Thursday, November 6, 2008

Sleepless nights

I just masturbated twice in about 15-20 minutes and I still don't feel any release or even a subsiding in my sexual appetite. I'm just as horny as I was half an hour ago even though I came twice..
My arm is sore..why can't I find those batteries for my vibrator?! It looks like I'll have to make a trip to the local "toy" store, but then I feel like I'll buy something unnecessary there. I fucking hate these sleepless nights. I just want to be satisfied and I feel like no matter what I do, the result is always the same-brief periods of release and then I'm just as horny or even hornier than before. Parts of me, and I guess by parts I mean my pussy, wish that I had a FWB here at school so that I could call them and they could be here in five minutes. If only boys at my school looked like they actually washed their balls, maybe it would happen.

Fuck.

Tomorrow I'm celebrating my birthday a little early with some friends (some are underage, so they obviously can't go to the bars on my real birthday), which will probably only make the situation worse, but what the hell. I'm already going to go ahead and tell you that I'm 99% sure I'll invite douchebag over because I want to get laid. And I'll also probably tell you that he won't come over because Gears of War 2 just came out at midnight tonight.....and he already has it and is playing as we speak....I invite him over at 9:30pm one night and it's too late to come over and fuck, but it's almost 1:30am and he can play video games. I'm confused by his priorities...pussy...............video games..........pussy........video games.....pussy for an hour and then you can go home and play video games until your eyes bleed and your thumbs become permantently disjointed? I'm not in the mood for teasing. If douchebag comes over again, I'm fucking. He can say no..but he's really going to mean yes when I'm done. I'm so fucking horny that I don't think the size difference between us could even stop me. All his 6'5, 2...60? 250? 240? I'm not sure, but whatever it is, be damned, because I'm too pissed and too tired and too horny to give a fuck what he wants. It's about me, bitch.
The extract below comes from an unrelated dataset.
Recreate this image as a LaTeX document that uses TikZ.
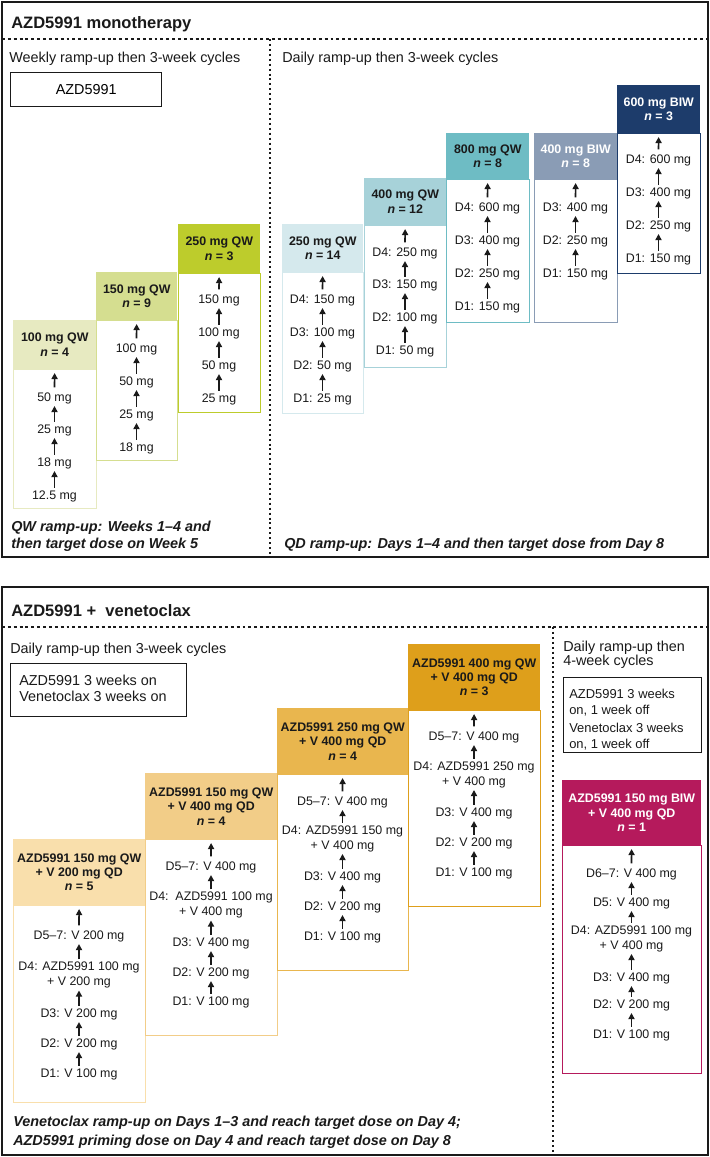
\documentclass[tikz,border=0pt]{standalone}
\usepackage{fontspec}
\setmainfont{Liberation Sans}
\usetikzlibrary{arrows.meta}
\definecolor{wa}{HTML}{E7EAC1}
\definecolor{wb}{HTML}{D5DE90}
\definecolor{wc}{HTML}{BDCC2C}
\definecolor{da}{HTML}{D5E9ED}
\definecolor{db}{HTML}{A7D2D9}
\definecolor{dc}{HTML}{6EBCC4}
\definecolor{dd}{HTML}{8A9CB5}
\definecolor{de}{HTML}{1D3C6B}
\definecolor{ca}{HTML}{F9DFAC}
\definecolor{cb}{HTML}{F2CD88}
\definecolor{cc}{HTML}{E9B64E}
\definecolor{cd}{HTML}{DE9F1B}
\definecolor{mg}{HTML}{B51A5C}
\definecolor{ink}{HTML}{1A1A1A}
\newcommand\fbody{\fontsize{9.3}{11.2}\selectfont}
\newcommand\fhead{\bfseries\fontsize{9.3}{10.8}\selectfont}
\newcommand\fsub{\fontsize{10.8}{11.3}\selectfont}
\newcommand\ftitle{\bfseries\fontsize{12.4}{14}\selectfont}
\newcommand\fnote{\bfseries\itshape\fontsize{10.8}{13}\selectfont}
\newcommand\finfo{\fontsize{9.7}{12}\selectfont}
\tikzset{
  panel/.style={draw=ink, line width=1.9pt},
  hdiv/.style={draw=ink, line width=0.8pt, dash pattern=on 2.2pt off 2.2pt},
  vdiv/.style={draw=ink, line width=0.8pt, dash pattern=on 1.5pt off 2.2pt},
  bodybox/.style={anchor=north west, inner sep=0pt, line width=0.8pt, fill=white},
  headbox/.style={anchor=north west, inner sep=0pt, align=center, font=\fhead},
  txt/.style={inner sep=0pt, align=center, font=\fbody, text=ink},
  arr/.style={draw=ink, -{Triangle[width=4.6pt,length=4.6pt]}, line width=1.25pt, shorten >=1.6pt, shorten <=1.8pt},
  toparr/.style={arr, shorten >=2.6pt, shorten <=3.6pt},
  lbl/.style={inner sep=0pt, anchor=base west, text=ink},
  infobox/.style={draw=ink, line width=1.1pt, anchor=north west, inner sep=0pt}
}
% #1 name #2 x1 #3 x2 #4 ytop #5 yhead #6 ybot #7 colour #8 text colour #9 header text
\newcommand\dbox[9]{%
  \node[bodybox, draw=#7, minimum width={(#3-#2)*0.75pt}, minimum height={(#6-#5)*0.75pt}] (#1-b) at (#2,#5) {};
  \node[headbox, fill=#7, text=#8, minimum width={(#3-#2)*0.75pt}, minimum height={(#5-#4)*0.75pt}] (#1-0) at (#2,#4) {#9};
}
% #1 name #2 x centre #3 list of y/text (top to bottom)
\newcommand\col[3]{%
  \foreach \yy/\tx [count=\i from 1] in {#3} {%
    \node[txt] (#1-\i) at (#2,\yy) {\tx};
    \pgfmathtruncatemacro\j{\i-1}%
    \ifnum\i=1 \draw[toparr] (#1-\i) -- (#1-\j);\else \draw[arr] (#1-\i) -- (#1-\j);\fi
  }%
}
\begin{document}
\begin{tikzpicture}[x=0.75pt,y=-0.75pt]
\useasboundingbox (0,0) rectangle (710,1157);
\fill[white] (0,0) rectangle (710,1157);

% ---------------- top panel ----------------
\draw[panel] (2,2) rectangle (708,557);
\coordinate (t1) at (2,39); \coordinate (t2) at (708,39);
\coordinate (tv1) at (270,39); \coordinate (tv2) at (270,557);
\draw[hdiv] (t1) -- (t2);
\draw[vdiv] (tv1) -- (tv2);
\node[lbl, font=\ftitle] (title1) at (11,28.5) {AZD5991 monotherapy};
\node[lbl, font=\fsub] (sub1) at (9,62) {Weekly ramp-up then 3-week cycles};
\node[lbl, font=\fsub] (sub2) at (282,62) {Daily ramp-up then 3-week cycles};
\node[infobox, minimum width={151*0.75pt}, minimum height={34*0.75pt}, font=\fsub] (azd) at (10,72) {AZD5991};

\dbox{wA}{13}{96}{320}{369}{508}{wa}{ink}{100 mg QW\\{\itshape n} = 4}
\dbox{wB}{96}{177}{272}{320}{460}{wb}{ink}{150 mg QW\\{\itshape n} = 9}
\dbox{wC}{178}{260}{224}{273}{412}{wc}{ink}{250 mg QW\\{\itshape n} = 3}
\col{wA}{54.5}{398/50 mg,430/25 mg,463/18 mg,496/12.5 mg}
\col{wB}{136.5}{349/100 mg,382/50 mg,415/25 mg,448/18 mg}
\col{wC}{219}{300/150 mg,333/100 mg,366/50 mg,399/25 mg}

\dbox{dA}{282}{363}{224}{272}{413}{da}{ink}{250 mg QW\\{\itshape n} = 14}
\dbox{dB}{364}{446}{178}{225}{367}{db}{ink}{400 mg QW\\{\itshape n} = 12}
\dbox{dC}{446}{529}{133}{179}{322}{dc}{ink}{800 mg QW\\{\itshape n} = 8}
\dbox{dD}{534}{617}{133}{179}{322}{dd}{white}{400 mg BIW\\{\itshape n} = 8}
\dbox{dE}{617}{700}{85}{133}{273}{de}{white}{600 mg BIW\\{\itshape n} = 3}
\col{dA}{322.5}{300/D4: 150 mg,333/D3: 100 mg,366/D2: 50 mg,399/D1: 25 mg}
\col{dB}{405}{253/D4: 250 mg,285/D3: 150 mg,318/D2: 100 mg,351/D1: 50 mg}
\col{dC}{487.5}{208/D4: 600 mg,241/D3: 400 mg,274/D2: 250 mg,307/D1: 150 mg}
\col{dD}{575.5}{208/D3: 400 mg,241/D2: 250 mg,274/D1: 150 mg}
\col{dE}{658.5}{160/D4: 600 mg,193/D3: 400 mg,226/D2: 250 mg,259/D1: 150 mg}

\node[lbl, font=\fnote] (n1a) at (11,531.7) {QW ramp-up: Weeks 1–4 and};
\node[lbl, font=\fnote] (n1b) at (11,548) {then target dose on Week 5};
\node[lbl, font=\fnote] (n2) at (284,548) {QD ramp-up: Days 1–4 and then target dose from Day 8};

% ---------------- bottom panel ----------------
\draw[panel] (2,587) rectangle (708,1155);
\coordinate (b1) at (2,627); \coordinate (b2) at (708,627);
\coordinate (bv1) at (553,627); \coordinate (bv2) at (553,1155);
\draw[hdiv] (b1) -- (b2);
\draw[vdiv] (bv1) -- (bv2);
\node[lbl, font=\ftitle] (title2) at (11,616.7) {AZD5991 + \ venetoclax};
\node[lbl, font=\fsub] (sub3) at (10,653) {Daily ramp-up then 3-week cycles};
\node[infobox, minimum width={176*0.75pt}, minimum height={53*0.75pt}] (onbox) at (10,663) {};
\node[lbl, font=\fsub] (on1) at (19,685) {AZD5991 3 weeks on};
\node[lbl, font=\fsub] (on2) at (19,701) {Venetoclax 3 weeks on};

\node[lbl, font=\fsub] (sub4a) at (563,651.7) {Daily ramp-up then};
\node[lbl, font=\fsub] (sub4b) at (563,665.7) {4-week cycles};
\node[infobox, minimum width={138*0.75pt}, minimum height={75*0.75pt}] (offbox) at (563,677) {};
\node[lbl, font=\finfo] (off1) at (569,698) {AZD5991 3 weeks};
\node[lbl, font=\finfo] (off2) at (569,714) {on, 1 week off};
\node[lbl, font=\finfo] (off3) at (569,732) {Venetoclax 3 weeks};
\node[lbl, font=\finfo] (off4) at (569,748) {on, 1 week off};

\dbox{cA}{13}{145}{839}{905}{1102}{ca}{ink}{AZD5991 150 mg QW\\+ V 200 mg QD\\{\itshape n} = 5}
\dbox{cB}{145}{277}{773}{839}{1035}{cb}{ink}{AZD5991 150 mg QW\\+ V 400 mg QD\\{\itshape n} = 4}
\dbox{cC}{277}{408}{708}{774}{970}{cc}{ink}{AZD5991 250 mg QW\\+ V 400 mg QD\\{\itshape n} = 4}
\dbox{cD}{408}{540}{644}{710}{906}{cd}{ink}{AZD5991 400 mg QW\\+ V 400 mg QD\\{\itshape n} = 3}
\dbox{mA}{562}{701}{780}{845}{1073}{mg}{white}{AZD5991 150 mg BIW\\+ V 400 mg QD\\{\itshape n} = 1}

\col{cA}{79}{936/D5–7: V 200 mg,975/{D4: AZD5991 100 mg\\+ V 200 mg},1014/D3: V 200 mg,1044/D2: V 200 mg,1074/D1: V 100 mg}
\col{cB}{211}{867/D5–7: V 400 mg,905/{D4:\ \ AZD5991 100 mg\\+ V 400 mg},943/D3: V 400 mg,973/D2: V 200 mg,1002/D1: V 100 mg}
\col{cC}{342.5}{802/D5–7: V 400 mg,838.5/{D4: AZD5991 150 mg\\+ V 400 mg},877/D3: V 400 mg,907/D2: V 200 mg,937/D1: V 100 mg}
\col{cD}{474}{737/D5–7: V 400 mg,774.5/{D4: AZD5991 250 mg\\+ V 400 mg},813/D3: V 400 mg,843/D2: V 200 mg,873/D1: V 100 mg}
\col{mA}{631.5}{874/D6–7: V 400 mg,903/D5: V 400 mg,938.5/{D4: AZD5991 100 mg\\+ V 400 mg},978/D3: V 400 mg,1005/D2: V 200 mg,1035/D1: V 100 mg}

\node[lbl, font=\fnote] (n3a) at (13,1126.7) {Venetoclax ramp-up on Days 1–3 and reach target dose on Day 4;};
\node[lbl, font=\fnote] (n3b) at (13,1145) {AZD5991 priming dose on Day 4 and reach target dose on Day 8};
\end{tikzpicture}
\end{document}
I'm so exhausted that I feel almost drunk..so please excuse the ranting and move on to more intellectual posts (ok...well so maybe they're not really intellectual..)

Once again, with emphasis, Fuckkkkkkkk.

4 comments:

Greg Voltaire said...

If he is choosing video games, then he truly is a lost cause and must be beaten to death with a small brick. Hang on a second.

..............

Fuck, couldn't find him.

This is an honest, non-sarcastic question. Is it really hard for a hot girl to find a guy to fuck? They always talk about guys who just want you for the pussy and stuff, but it seems like there are a lot of women angry that these guys can't be found.

Are all guys really that stupid that they will pick Gears of War over pussy? Answer: Yes. In all likelihood it is because men get the same physiological pleasure from masturbation as sex, although women don't. Therefore, why make the trip?

Another in the list of things that prove men are inferior and devolved to the point of no return.

Hope you can find some relief somewhere.

Greg

I'm not mean, I'm just not nice. said...

well greg. good questions. I'm drunk as a fuckin skunk right now and still spelling amazingingly. I'm impressive, I know. I've been texting douchebag...and nothing. I mean he asked if I had a threesome going on because i accidentally told him i kissed a girl.......and now nada. I mean, I don't call myself hot because I don't consider myself to be hot. I'm relatively attractive, but like i said, I'm not a stick figure b/c i gained weight when i was on steriod.s I just asked him if he was playing video games and he said yes.....it makes me pity myself and him. I drank a whole thing of peppermint schnapps, not the best idea i've ever had.

Greg Voltaire said...

I don't pity you, I pity him. I've heard legends of men who pick games over girls, but I really though they were a myth. I continue to over-estimate my gender.

And since when are stick figures hot? Even Gisele has some curves. Either way, beauty is objective.

You told him you kissed a girl. If that didn't snap his ass out of Nintendo world or wherever the fuck he is, either a pissed reaction or a ohmugawshihavetofuckyounow reaction, then I can only conclude he is gay.

As long as you don't become an alcoholic, you'll be fine. If I'm counting correctly, you turn 21 in four days. He turns 7 in about 20 years. Good luck to you, and may you be granted many orgasms, and he be granted a trip to E3 and no sex for the rest of his life.

Feeling for you,

Greg

ChicagoSane said...

The problem with getting laid is that it's a dime a dozen, seriously. For a guy, finding a girl to bang is as easy as Craigslist. This is why I'm a picky, choosy son-of-a-bitch.

The last 3 girls I slept with were all extra-special, in some ways. They differentiated themselves from the rest.

Sleeping with douchebags will show on your face to the guys who are worth it. My last fuck buddy, who was very special to me, slept with mostly douchebags. It was the reason I ended our relationship: she was addicted to men treating her badly.

How about seeking out a fuck buddy who is worth more than a $5 used pair of tight jeans? They're out there. I bet there are some in your life that you're ignoring.

Happy birthday, by the way. I'll buy you a round.